Положение стало критическим, пищу готовить негде — все бомбилось, простреливалось. Бойцы ели сырое мясо. Я тоже попробовал — пожевал кусочек говядины без соли и выплюнул. Странное меня охватило чувство — я совсем не испытывал страха. Не было того противного жжения в груди, как тогда в леске, возле Варшавки. Прислушиваясь, как полыхает близкий бой, верил в Гришина, в Ивана Матяша, в могучую силу всех батальонов и был уверен, что переживу и этот тяжкий час, запомню все, вплоть до мелочей. Лежал, задыхаясь от постоянно проникающих в щель пороховых газов.
А стрельба то захлебывалась, то бурно вспыхивала снова. Совсем рядом звонко посвистывали пули.
Пришел политрук. Присев в ногах, протягивая кисет с табаком, проговорил:
— Сейчас у Гришина было совещание. Принято решение идти ночью на прорыв.
— А куда? — спросил я.
— В район Красной слободы, навстречу фронту.
— Согласовано?
— Да. Наши войска нанесут удар и форсируют Проню. Так что потерпите немного. Завтра будем у своих. Батальон пойдет в атаку на левом фланге. Вам надо присоединиться к колонне, где понесут на носилках тяжелораненых со всех батальонов. Выделены специальные люди. К каждому раненому будет прикреплен человек, чтобы в любую минуту мог оказать помощь. Фрицы сегодня не уползают на свою укрепленную линию, знают, сволочи, что у нас патронов осталось маловато. Ну мы на этот раз ножи наточим повострее... Бывай здоров. Выше голову. Все будет в порядке. Когда выходить — придет человек и скажет.

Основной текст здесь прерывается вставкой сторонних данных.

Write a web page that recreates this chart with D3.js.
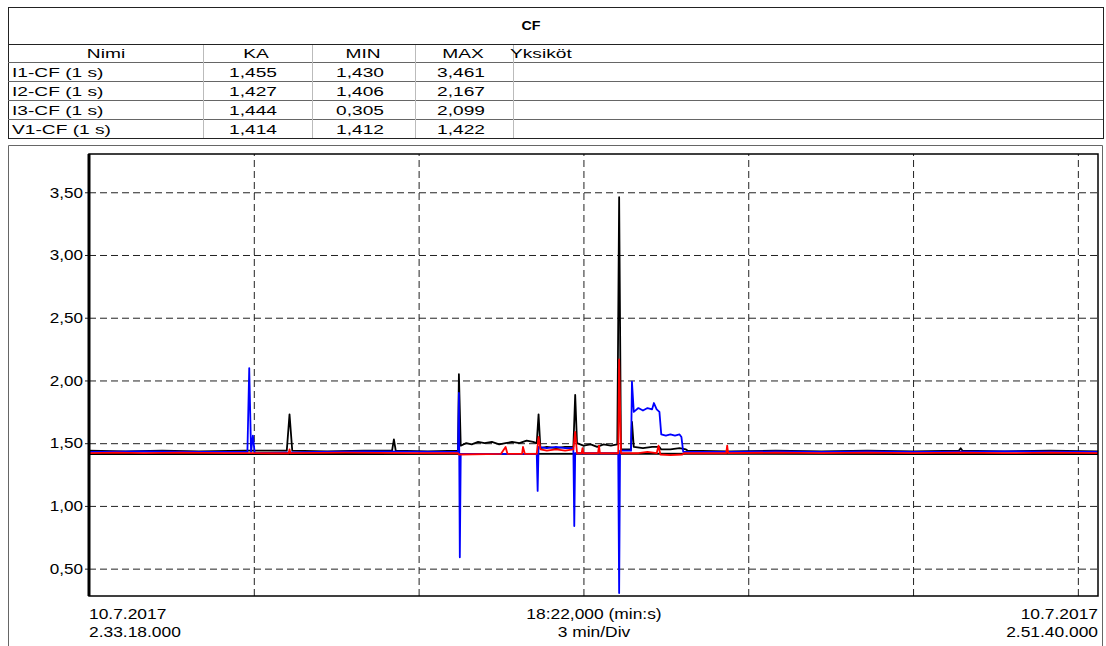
<!DOCTYPE html>
<html>
<head>
<meta charset="utf-8">
<script src="https://cdn.jsdelivr.net/npm/d3@7"></script>
<style>
  body { margin: 0; background: #fff; }
  svg { font-family: "Liberation Sans", Arial, sans-serif; }
</style>
</head>
<body>
<svg id="chart" width="1106" height="646"></svg>
<script>
// table values
const columns = ['Nimi', 'KA', 'MIN', 'MAX', 'Yksiköt']
const names = ['I1-CF (1 s)', 'I2-CF (1 s)', 'I3-CF (1 s)', 'V1-CF (1 s)']
const kaValues = ['1,455', '1,427', '1,444', '1,414']
const minValues = ['1,430', '1,406', '0,305', '1,412']
const maxValues = ['3,461', '2,167', '2,099', '1,422']

// time in seconds from 2.33.18, value
const i1 = [[0,1.44],[40,1.435],[80,1.44],[120,1.435],[170,1.44],[216,1.44],[219,1.73],[222,1.44],[260,1.435],[300,1.44],
  [331,1.44],[333,1.53],[335,1.44],[370,1.435],[403,1.44],[404,2.05],[406,1.48],[412,1.50],[418,1.49],[425,1.51],[432,1.50],
  [440,1.51],[448,1.49],[455,1.50],[462,1.51],[470,1.50],[478,1.52],[485,1.51],[489,1.50],[491,1.73],[493,1.46],[500,1.47],
  [510,1.46],[520,1.47],[529,1.47],[531,1.885],[533,1.50],[540,1.48],[548,1.49],[555,1.47],[562,1.49],[570,1.48],[577,1.49],
  [579,3.461],[581,1.45],[590,1.45],[592,1.45],[593,1.67],[595,1.47],[605,1.46],[615,1.47],[623,1.47],[625,1.45],[635,1.45],
  [645,1.46],[652,1.45],[654,1.44],[700,1.435],[750,1.44],[800,1.435],[850,1.44],[900,1.435],[950,1.44],[952,1.46],[954,1.44],
  [1000,1.435],[1050,1.44],[1102,1.435]]
const i2 = [[0,1.42],[30,1.425],[60,1.42],[100,1.425],[150,1.42],[200,1.42],[218,1.42],[219,1.45],[220,1.42],[280,1.425],
  [350,1.42],[403,1.42],[404,1.41],[450,1.415],[455,1.47],[457,1.415],[473,1.415],[474,1.47],[476,1.415],[489,1.415],[491,1.55],
  [493,1.45],[500,1.44],[510,1.45],[520,1.44],[529,1.45],[531,1.59],[533,1.42],[538,1.42],[539,1.46],[540,1.42],[556,1.42],
  [557,1.48],[558,1.42],[578,1.42],[579,2.167],[581,1.42],[600,1.42],[610,1.43],[620,1.42],[622,1.48],[624,1.41],[635,1.405],
  [648,1.41],[650,1.42],[696,1.42],[697,1.48],[698,1.42],[750,1.425],[800,1.42],[850,1.425],[900,1.42],[950,1.425],[1000,1.42],
  [1050,1.425],[1102,1.42]]
const i3 = [[0,1.43],[60,1.435],[120,1.43],[173,1.43],[175,2.099],[177,1.43],[179,1.56],[181,1.42],[250,1.43],[300,1.435],
  [403,1.43],[404,1.90],[405,0.59],[406,1.415],[489,1.415],[490,1.12],[491,1.47],[500,1.46],[510,1.47],[520,1.46],[529,1.46],
  [530,0.84],[531,1.42],[578,1.42],[579,0.305],[580,1.44],[592,1.44],[593,1.99],[595,1.75],[600,1.78],[605,1.76],[610,1.78],
  [615,1.77],[617,1.82],[620,1.77],[623,1.75],[625,1.57],[630,1.56],[635,1.57],[640,1.56],[645,1.57],[647,1.55],[649,1.43],
  [700,1.43],[750,1.435],[800,1.43],[850,1.435],[900,1.43],[1000,1.435],[1102,1.43]]
const v1 = [[0,1.414],[300,1.414],[600,1.416],[900,1.414],[1102,1.414]]

const yTicks = [0.5, 1.0, 1.5, 2.0, 2.5, 3.0, 3.5]
const xGrid = [180, 360, 540, 720, 900, 1080]

const svg = d3.select('#chart')
const fi = d3.formatLocale({decimal: ',', thousands: ' ', grouping: [3], currency: ['', '']})

// the source text is drawn wider than normal, so stretch it horizontally
function label(g, x, y, txt, anchor, size, sx) {
    return g.append('text')
        .attr('transform', `translate(${x},${y}) scale(${sx},1)`)
        .attr('text-anchor', anchor || 'start')
        .attr('font-size', size)
        .text(txt)
}

// ---- header table
const tL = 8, tR = 1103
const colX = [8, 203, 312, 415, 513]
const rowY = [62, 81, 100, 119, 138]

svg.append('rect').attr('x', tL + 0.5).attr('y', 7.5).attr('width', tR - tL).attr('height', 131)
    .attr('fill', 'none').attr('stroke', '#222')
svg.append('line').attr('x1', tL).attr('x2', tR).attr('y1', 44.5).attr('y2', 44.5).attr('stroke', '#222')
label(svg, 531, 30, 'CF', 'middle', 13, 1.1).attr('font-weight', 'bold')

rowY.slice(0, 4).forEach(y => {
    svg.append('line').attr('x1', tL).attr('x2', tR).attr('y1', y + 0.5).attr('y2', y + 0.5)
        .attr('stroke', '#666')
})
colX.slice(1).forEach(x => {
    svg.append('line').attr('x1', x + 0.5).attr('x2', x + 0.5).attr('y1', 45).attr('y2', 138)
        .attr('stroke', '#bbb')
})

const head = svg.append('g').attr('fill', '#000')
const fs = 13.5, sxT = 1.42
label(head, 106, 58, columns[0], 'middle', fs, sxT)
label(head, 256, 58, columns[1], 'middle', fs, sxT)
label(head, 363, 58, columns[2], 'middle', fs, sxT)
label(head, 463, 58, columns[3], 'middle', fs, sxT)
label(head, 510, 58, columns[4], 'start', fs, sxT)

names.forEach((n, i) => {
    const y = rowY[i] + 15
    label(head, 12, y, n, 'start', fs, sxT)
    label(head, 253, y, kaValues[i], 'middle', fs, sxT)
    label(head, 360, y, minValues[i], 'middle', fs, sxT)
    label(head, 461, y, maxValues[i], 'middle', fs, sxT)
})

// ---- chart frame
svg.append('path').attr('d', `M${tL + 0.5},646V145.5H${tR - 0.5}V646`)
    .attr('fill', 'none').attr('stroke', '#666')

const pLeft = 89, pRight = 1098, pTop = 154, pBottom = 596
const x = d3.scaleLinear().domain([0, 1102]).range([pLeft, pRight])
const y = d3.scaleLinear().domain([0.282, 3.805]).range([pBottom, pTop])

// grid
const gy = svg.append('g').attr('transform', `translate(${pLeft},0)`)
    .call(d3.axisLeft(y).tickValues(yTicks).tickSize(-(pRight - pLeft)).tickPadding(6)
        .tickFormat(fi.format('.2f')))
gy.select('.domain').remove()
gy.selectAll('.tick line').attr('stroke', '#222').attr('stroke-dasharray', '7,4')
gy.selectAll('.tick text').attr('font-size', 15).attr('fill', '#000')
    .attr('font-family', '"Liberation Sans", Arial, sans-serif')
    .attr('x', 0).attr('transform', 'translate(-6,0) scale(1.14,1)')
gy.selectAll('.tick').append('line').attr('x1', -4).attr('x2', 0).attr('stroke', '#222')

const gx = svg.append('g').attr('transform', `translate(0,${pBottom})`)
    .call(d3.axisBottom(x).tickValues(xGrid).tickSize(-(pBottom - pTop)).tickFormat(''))
gx.select('.domain').remove()
gx.selectAll('.tick line').attr('stroke', '#222').attr('stroke-dasharray', '7,4')

// series
const line = d3.line().x(d => x(d[0])).y(d => y(d[1]))
const plot = svg.append('g')
const series = [{data: v1, color: '#000'}, {data: i1, color: '#000'},
    {data: i3, color: '#0000ff'}, {data: i2, color: '#ff0000'}]
series.forEach(s => {
    plot.append('path').datum(s.data).attr('d', line)
        .attr('fill', 'none').attr('stroke', s.color).attr('stroke-width', 1.8)
        .attr('stroke-linejoin', 'round')
})

// plot box
svg.append('rect').attr('x', pLeft).attr('y', pTop).attr('width', pRight - pLeft).attr('height', pBottom - pTop)
    .attr('fill', 'none').attr('stroke', '#000').attr('stroke-width', 1.5)
svg.append('line').attr('x1', pLeft).attr('x2', pLeft).attr('y1', pTop).attr('y2', pBottom)
    .attr('stroke', '#000').attr('stroke-width', 3)

// bottom labels
const lab = svg.append('g').attr('fill', '#000')
const sxB = 1.16
label(lab, pLeft, 619, '10.7.2017', 'start', 15, sxB)
label(lab, pLeft, 637, '2.33.18.000', 'start', 15, sxB)
label(lab, 594, 619, '18:22,000 (min:s)', 'middle', 15, sxB)
label(lab, 594, 637, '3 min/Div', 'middle', 15, sxB)
label(lab, pRight, 619, '10.7.2017', 'end', 15, sxB)
label(lab, pRight, 637, '2.51.40.000', 'end', 15, sxB)
</script>
</body>
</html>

На лес внезапно опустилась ночь. Бой затухал. Обе стороны, казалось, устали от грохота и угомонились. Лишь изредка, верные своей педантичной тактике, каратели швыряли тяжелые снаряды. От разрыва, как живая, вздрагивала на моей щели, бревенчатая крыша. В кромешной могильной тьме было слышно, как срывались комочки земли и дробно сыпались на одеяло, напоминая извечный обряд: кинуть, провожая в далекий путь, горстку земли... Однако в душе не было ни горечи, ни страха. Я с нетерпением ждал сигнала, воображая, как поднимутся несколько тысяч людей, мужественных, рассерженных, закричат громоподобно «ура», стеной навалятся на ничего не подозревающего противника. Все решит внезапность.